Feed Software, technology, sysadmin war stories, and more.

Thursday, January 5, 2012

Learning about normalization the hard way

In my last post, I talked about moving from a bunch of hand-hacked data structures in my process to storing stuff in MySQL. I had just come up with a really simple and ridiculous schema because I did not know any better.

The table stored the IP, HELO, FROM and TO as character data. That gave me a bunch of rows like this:

192.168.1.1 | mx1 | user1@example.com | user2@example.org

This meant that my database had to do text comparisons against everything in the table every time I did a lookup. This didn't last long. I decided to turn it around and changed all of those strings into numbers, sort of like a tokenizing pass. The actual strings would live in their own tables: one for each of the four types.

My program was pretty simple: first, it would ask the database for the ID of the IP address from that table with a SELECT. Then it would send another to get the ID for the HELO, a third for the FROM, and a fourth for the TO. After that, it would build a query using those four numbers and would fire it off in the fifth request to the database. It looked like this:

mysql> select * from quads where mipid=32 and mheloid=32 and mfromid=38 and mtoid=39;

(snipped hugely wide output)

1 row in set (1.87 sec)

This was bad news. Granted, the system was still having to grovel around through a huge table which still had the old varchar columns in place, but still? Two seconds for a query where the numbers are known?

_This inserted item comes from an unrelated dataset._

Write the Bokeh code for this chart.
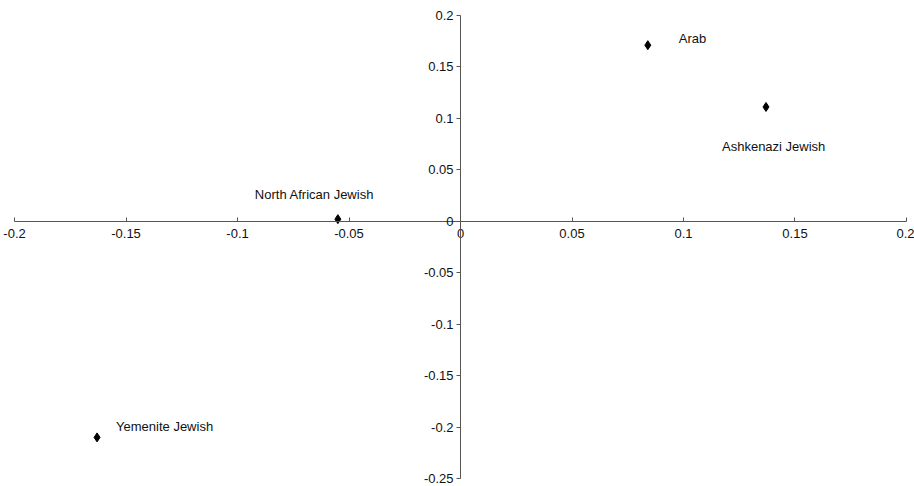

A bit later, I figured out how to add an index with all four columns. Things got MUCH better.

mysql> select id,ctime,passed from quads where mipid=32 and mheloid=32 and mfromid=38 and mtoid=39;

+-------+---------------------+--------+

| id | ctime | passed |

+-------+---------------------+--------+

| 46801 | 2003-08-01 01:40:10 | 0 |

+-------+---------------------+--------+

1 row in set (0.00 sec)

Over on the SMTP side of the house, things were great. Previously, I could use a stopwatch and get about 2.5 seconds from sending a "RCPT TO" to getting the 4xx or 2xx response. Now, it was happening so quickly, I couldn't even measure it reliably with a stopwatch.

If you know anything about SQL, this whole escapade should have you either cringing, or rolling on the floor laughing... or maybe both. I had come up with normalization the hard way, but still had no idea what a JOIN was.

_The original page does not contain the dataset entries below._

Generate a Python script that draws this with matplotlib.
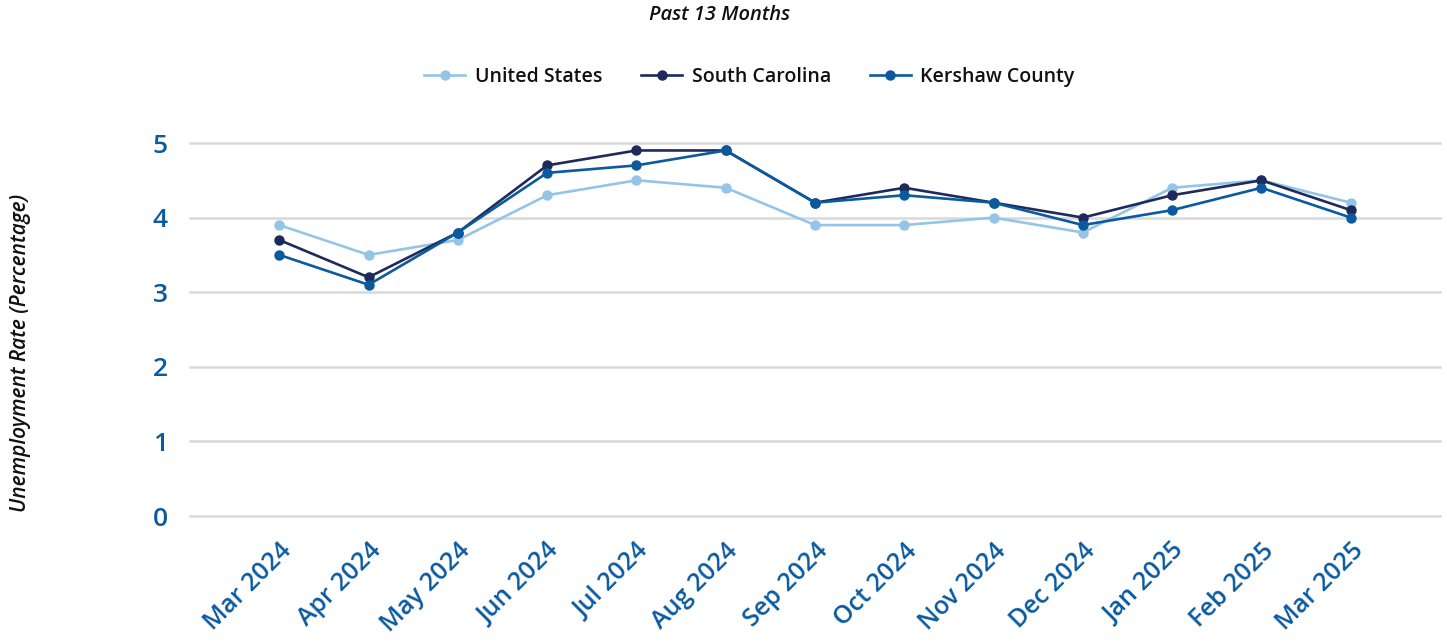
import matplotlib
matplotlib.use('Agg')
import matplotlib.pyplot as plt

plt.rcParams['font.family'] = ['Open Sans', 'DejaVu Sans']

months = ['Mar 2024', 'Apr 2024', 'May 2024', 'Jun 2024', 'Jul 2024', 'Aug 2024',
          'Sep 2024', 'Oct 2024', 'Nov 2024', 'Dec 2024', 'Jan 2025', 'Feb 2025', 'Mar 2025']
us = [3.9, 3.5, 3.7, 4.3, 4.5, 4.4, 3.9, 3.9, 4.0, 3.8, 4.4, 4.5, 4.2]
sc = [3.7, 3.2, 3.8, 4.7, 4.9, 4.9, 4.2, 4.4, 4.2, 4.0, 4.3, 4.5, 4.1]
kershaw = [3.5, 3.1, 3.8, 4.6, 4.7, 4.9, 4.2, 4.3, 4.2, 3.9, 4.1, 4.4, 4.0]

series = [('United States', us, '#95c5e6'),
          ('South Carolina', sc, '#1f2a5c'),
          ('Kershaw County', kershaw, '#0b5a9f')]
tick_color = '#0b5a9f'

fig = plt.figure(figsize=(14.47, 6.43), dpi=100)
ax = fig.add_axes([0.1313, 0.1975, 0.8639, 0.5801])

x = range(len(months))
for name, vals, col in series:
    ax.plot(x, vals, color=col, lw=1.9, marker='o', ms=6.5, label=name, clip_on=False)

ax.set_xlim(-1, 13)
ax.set_ylim(0, 5)
ax.set_yticks([0, 1, 2, 3, 4, 5])
ax.set_xticks(list(x))
ax.set_xticklabels(months, rotation=45, ha='right', rotation_mode='anchor',
                   fontsize=18, fontweight='semibold', color=tick_color)
for lbl in ax.get_yticklabels():
    lbl.set_fontsize(19)
    lbl.set_fontweight('semibold')
    lbl.set_color(tick_color)
ax.tick_params(axis='both', length=0)
ax.tick_params(axis='y', pad=16)
ax.tick_params(axis='x', pad=16)
ax.grid(axis='y', color='#d9d9d9', lw=1.8)
for gl in ax.get_ygridlines():
    gl.set_clip_on(False)
ax.set_axisbelow(True)
for s in ax.spines.values():
    s.set_visible(False)

fig.text(0.0145, 0.451, 'Unemployment Rate (Percentage)', rotation=90, ha='center', va='center',
         fontsize=15, fontstyle='italic', fontweight='semibold', color='#111111')
fig.text(0.4975, 0.976, 'Past 13 Months', ha='center', va='center',
         fontsize=14.5, fontstyle='italic', fontweight='semibold', color='#111111')

leg = fig.legend(loc='center', bbox_to_anchor=(0.518, 0.88), ncol=3, frameon=False,
                 fontsize=14, handlelength=2.1, columnspacing=2.0, handletextpad=0.5)
for t in leg.get_texts():
    t.set_fontweight('semibold')
    t.set_color('#111111')

fig.savefig('out.png', dpi=100)
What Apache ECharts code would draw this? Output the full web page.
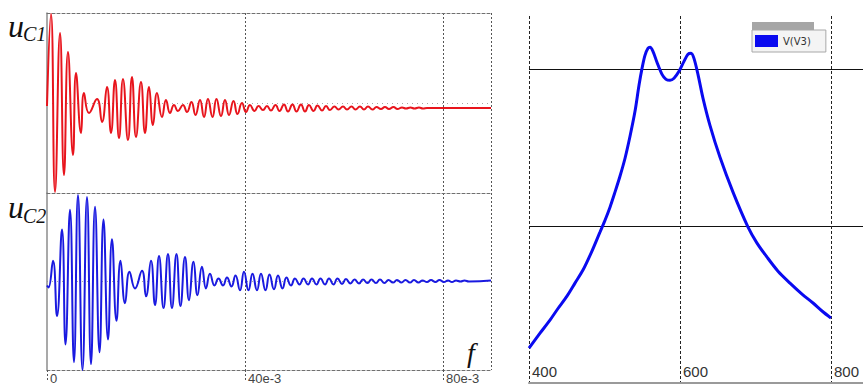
<!DOCTYPE html>
<html>
<head>
<meta charset="utf-8">
<script src="https://cdn.jsdelivr.net/npm/echarts@6/dist/echarts.min.js"></script>
<style>
  html, body { margin: 0; padding: 0; background: #fff; }
  #chart { width: 863px; height: 385px; }
</style>
</head>
<body>
<div id="chart"></div>
<script>
// uC1: extrema, time in ms
const uc1Time = [0, 0.81, 1.62, 2.63, 3.43, 4.24, 5.25, 5.86, 6.87, 7.47, 8.48, 10.10, 11.11, 12.12, 12.93, 13.74, 14.55, 15.35, 16.36, 17.17, 17.98, 18.99, 19.80, 20.61, 21.41, 22.22, 23.23, 24.04, 24.85, 25.66, 26.46, 27.47, 28.28, 29.19, 30.00, 30.91, 31.72, 32.52, 33.43, 34.24, 35.15, 35.96, 36.77, 37.68, 38.48, 39.39, 40.20, 41.01, 41.92, 42.73, 43.64, 44.44, 45.25, 46.16, 46.97, 47.88, 48.69, 49.60, 50.40, 51.31, 52.12, 52.93, 53.84, 54.65, 55.56, 56.36, 57.17, 58.08, 58.89, 59.80, 60.61, 61.52, 62.32, 63.23, 64.04, 64.85, 65.76, 66.57, 67.47, 68.28, 69.09, 70.00, 70.81, 71.72, 72.53, 73.43, 74.24, 75.15, 75.96, 76.77, 77.68, 89.70];
const uc1Value = [-3, 89, -89, 70, -72, 51, -52, 30, -30, 10, -10, 4, -19, 16, -30, 23, -35, 24, -37, 26, -34, 21, -30, 16, -22, 10, -14, 3, -10, -2, -8, -2, -9, 1, -12, 3, -14, 4, -14, 4, -13, 3, -12, 2, -11, 0, -9, -2, -8, -3, -7, -3, -7.5, -2, -8, -1.5, -8.5, -1.5, -8.5, -1.5, -8.5, -2, -8, -2.5, -7.5, -3, -7, -3.5, -6.5, -3.5, -6.5, -3.5, -6.5, -3.5, -6.5, -3.5, -6.5, -4, -6, -4, -6, -4, -6, -4.5, -5.5, -4.5, -5.5, -4.5, -5.5, -5, -5, -5];

// uC2: extrema, time in ms
const uc2Time = [0, 0.30, 1.21, 2.02, 3.03, 3.74, 4.65, 5.45, 6.26, 7.17, 8.08, 8.89, 9.70, 10.61, 11.41, 12.32, 13.13, 14.04, 14.85, 15.76, 16.67, 17.78, 19.19, 20.00, 21.01, 21.82, 22.63, 23.54, 24.44, 25.25, 26.16, 26.97, 27.88, 28.69, 29.60, 30.40, 31.31, 32.12, 32.93, 33.84, 34.65, 35.56, 36.36, 37.27, 38.08, 38.99, 39.80, 40.71, 41.52, 42.42, 43.23, 44.14, 44.95, 45.86, 46.67, 47.58, 48.38, 49.29, 50.10, 51.01, 51.82, 52.73, 53.54, 54.44, 55.25, 56.16, 56.97, 57.88, 58.69, 59.60, 60.40, 61.31, 62.12, 63.03, 63.84, 64.75, 65.56, 66.46, 67.27, 68.18, 68.99, 69.90, 70.71, 71.62, 72.42, 73.33, 74.14, 75.05, 75.86, 76.77, 77.58, 78.48, 79.29, 80.20, 81.01, 81.82, 82.63, 83.54, 84.34, 85.25, 89.70];
const uc2Value = [-4, -6, 21, -35, 53, -64, 73, -82, 88, -90, 86, -84, 76, -72, 63, -59, 43, -40, 21, -22, 10, -7, 11, -15, 21, -24, 26, -27, 28, -27, 28, -25, 25, -19, 20, -14, 15, -7, 8, -4, 3, -4, 4, -5, 6, -9, 10, -9, 8, -9, 8, -9, 7, -8, 6, -7, 4, -4, 3, -3, 3, -3, 3, -3, 3, -3, 3, -3, 3, -2.5, 2.5, -2, 2, -2, 2, -1.5, 2, -1.5, 2, -1.5, 1.5, -1, 1.5, -1, 1.5, -1, 1.5, -1, 1, -0.5, 1.5, -0.5, 1.5, -0.5, 1, -0.5, 1, 0, 1, 0, 1];

// V(V3) frequency response
const freqHz = [400, 414.6, 427.8, 438.4, 450.3, 460.9, 471.5, 483.4, 494.0, 500.7, 507.3, 513.9, 520.5, 527.2, 533.8, 540.4, 545.7, 549.7, 553.6, 557.6, 560.3, 564.2, 569.5, 576.2, 581.5, 586.8, 592.1, 598.7, 605.3, 610.6, 614.6, 618.5, 623.8, 630.5, 639.7, 653.0, 670.2, 690.1, 702.0, 715.2, 729.8, 745.7, 761.6, 776.2, 788.1, 800.0];
const v3Amp = [0.223, 0.318, 0.401, 0.475, 0.554, 0.637, 0.720, 0.841, 0.962, 1.038, 1.121, 1.217, 1.318, 1.433, 1.573, 1.732, 1.898, 2.006, 2.089, 2.134, 2.140, 2.115, 2.045, 1.968, 1.936, 1.930, 1.943, 1.987, 2.051, 2.096, 2.102, 2.070, 1.968, 1.815, 1.643, 1.439, 1.217, 0.994, 0.892, 0.803, 0.713, 0.637, 0.567, 0.510, 0.459, 0.414];

const timeTickLabels = { 0: '0', 40: '40e-3', 80: '80e-3' };

const zip = (xs, ys) => xs.map((x, i) => [x, ys[i]]);

const chart = echarts.init(document.getElementById('chart'), null, { renderer: 'svg' });

const dashed = { color: '#707070', type: [3, 2], width: 1 };
const dotted = { color: '#555', type: [2, 2], width: 1 };
const midDots = { color: '#a8a8a8', type: [1, 4], width: 1 };

function timeAxis(grid, position, extra) {
  return Object.assign({
    type: 'value', gridIndex: grid, position: position,
    min: 0, max: 89.7, interval: 40,
    axisLine: { show: true, onZero: false, lineStyle: dashed },
    axisTick: { show: false },
    axisLabel: { show: false },
    splitLine: { show: false }
  }, extra);
}

function traceAxis(grid) {
  return {
    type: 'value', gridIndex: grid, min: -90, max: 90, interval: 90,
    axisLine: { show: true, onZero: false, lineStyle: { color: '#8c8c8c', width: 1.5 } },
    axisTick: { show: false },
    axisLabel: { show: false },
    splitLine: { show: true, showMinLine: false, showMaxLine: false, lineStyle: midDots }
  };
}

const serif = '"Liberation Serif", "DejaVu Serif", serif';

const option = {
  animation: false,
  backgroundColor: '#fff',
  grid: [
    { left: 47, top: 13, width: 444, height: 180 },
    { left: 47, top: 193, width: 444, height: 180 },
    { left: 529, top: 16, width: 334, height: 367 }
  ],
  xAxis: [
    timeAxis(0, 'top', {
      splitLine: { show: true, showMinLine: false, lineStyle: dotted }
    }),
    timeAxis(1, 'bottom', {
      splitLine: { show: true, showMinLine: false, lineStyle: dotted },
      axisTick: { show: true, length: 12, lineStyle: dotted },
      axisLabel: {
        show: true, showMaxLabel: false, align: 'left', margin: 2,
        padding: [0, 0, 0, 3], fontSize: 13, color: '#444',
        fontFamily: '"Liberation Sans", Arial, sans-serif',
        formatter: (v) => timeTickLabels[v] ?? ''
      }
    }),
    timeAxis(1, 'top', {}),
    {
      type: 'value', gridIndex: 2, min: 400, max: 842.4, interval: 200,
      axisLine: { show: true, onZero: false, lineStyle: { color: '#9a9a9a', width: 2 } },
      axisTick: { show: false },
      axisLabel: {
        inside: true, showMaxLabel: false, align: 'left', margin: 4,
        padding: [0, 0, 0, 3], fontSize: 15, color: '#333',
        fontFamily: '"Liberation Sans", Arial, sans-serif'
      },
      splitLine: { show: true, showMaxLine: false, lineStyle: { color: '#222', type: [3, 2], width: 1 } }
    }
  ],
  yAxis: [
    traceAxis(0),
    traceAxis(1),
    {
      type: 'value', gridIndex: 2, min: 0, max: 2.34, interval: 1,
      axisLine: { show: false }, axisTick: { show: false }, axisLabel: { show: false },
      splitLine: { show: true, showMinLine: false, showMaxLine: false, lineStyle: { color: '#111', width: 1 } }
    }
  ],
  legend: {
    data: ['V(V3)'], left: 752, top: 30, icon: 'rect',
    itemWidth: 23, itemHeight: 12, itemGap: 4, selectedMode: false,
    backgroundColor: '#f4f4f4', borderColor: '#a8a8a8', borderWidth: 1,
    padding: [5, 15, 5, 3],
    textStyle: { fontSize: 10, color: '#333', fontFamily: '"DejaVu Sans", sans-serif' }
  },
  graphic: [
    { type: 'rect', shape: { x: 752, y: 22, width: 62, height: 8 }, style: { fill: '#a6a6a6' } },
    { type: 'text', x: 8, y: 26, style: { text: 'u', font: 'italic 32px ' + serif, fill: '#111', verticalAlign: 'middle' } },
    { type: 'text', x: 23, y: 34, style: { text: 'C1', font: 'italic 20px ' + serif, fill: '#111', verticalAlign: 'middle' } },
    { type: 'text', x: 8, y: 207, style: { text: 'u', font: 'italic 32px ' + serif, fill: '#111', verticalAlign: 'middle' } },
    { type: 'text', x: 23, y: 216, style: { text: 'C2', font: 'italic 20px ' + serif, fill: '#111', verticalAlign: 'middle' } },
    { type: 'text', x: 467, y: 352, style: { text: 'f', font: 'italic 28px ' + serif, fill: '#111', verticalAlign: 'middle' } }
  ],
  series: [
    {
      name: 'uC1', type: 'line', xAxisIndex: 0, yAxisIndex: 0,
      data: zip(uc1Time, uc1Value), showSymbol: false, smooth: 0.5,
      lineStyle: { color: '#e8141c', width: 2 }
    },
    {
      name: 'uC2', type: 'line', xAxisIndex: 1, yAxisIndex: 1,
      data: zip(uc2Time, uc2Value), showSymbol: false, smooth: 0.5,
      lineStyle: { color: '#1a1ae0', width: 2 }
    },
    {
      name: 'V(V3)', type: 'line', xAxisIndex: 3, yAxisIndex: 2,
      data: zip(freqHz, v3Amp), showSymbol: false, smooth: 0.3,
      color: '#0a0af0',
      lineStyle: { color: '#0a0af0', width: 3 }
    }
  ]
};

chart.setOption(option);
window.addEventListener('resize', () => chart.resize());
</script>
</body>
</html>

Much much later, I finally had a solid reason to learn about joining tables while dealing with the ticketing system's reporting database. At that point, I realized just how silly my earlier design had been. Sure, it had worked, but it had four whole round trips to MySQL which should have never happened.

This is the kind of stuff which happens when you don't know any better and don't have reasonable code to use as an example. I plead ignorance because I was operating in a vacuum. It would have been different if someone else had been working with me on this, had flagged it as being insane, and I had ignored them.

So now, years later, when I say to someone that I've seen something done before, and perhaps they might consider another way, this is why. I've been on the other side, and know just how disgusting the code can be if there's nobody there to act as a guide. If someone offers, you should at least hear them out and consider what they have to say before rejecting it.

The alternative is reinventing the wheel every five to ten years.